Output: your program must print to STDOUT the word success on a single line if the execution was successful or error on a single line followed by the SQLite error message on subsequent lines, in case the output is invalid or some constraint is violated.
All or nothing: your program must leave the database unchanged if there is an error on any of the ways or any of the nodes described in the input file.

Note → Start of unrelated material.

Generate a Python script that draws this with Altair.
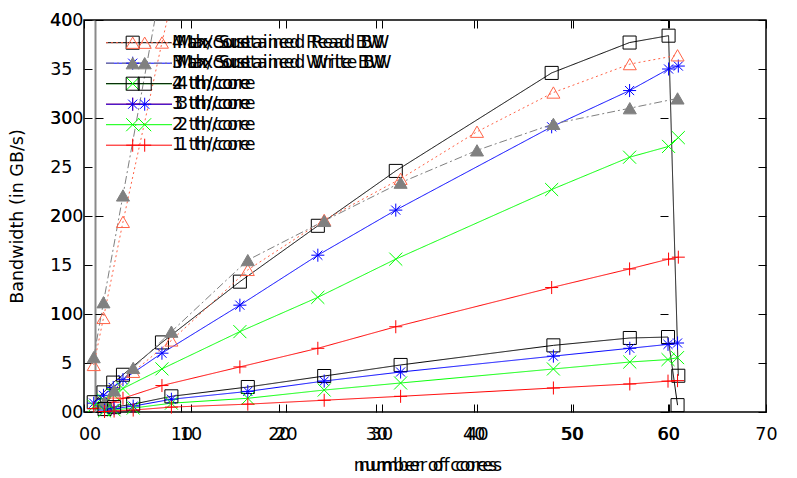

Rubric for all other questions
Percentage
Description
100
The code is correct, readable, and well documented, so that the TA can clearly understand what it does. Also, the TA is able to compile and execute the code on all test cases without errors or warnings, including test cases with invalid input, by following the instructions provided.
75
The code is correct and is understandable with some effort. The TA is able to compile and execute the code on all test cases, including test cases with invalid input, by guessing or fixing steps.
50
The code works only on (all) test cases with valid input; OR the TA is able to execute the code from the instructions but there are parts of the code that are not understandable with reasonable effort; OR the code does not follow the life-cycle mentioned in the Tasks section above.
25
The code works on one or two test cases with valid input; OR the code is able to read all inputs but does not compute the correct value nor modifies the database as required; OR the code is incomprehensible.
0
**Travis-CI raises errors or warnings for the question**; OR, the provided Travis-CI configuration file has been modified; OR the provided folder structure has been modified; OR the code requires libraries or tools not in the instructional lab machines.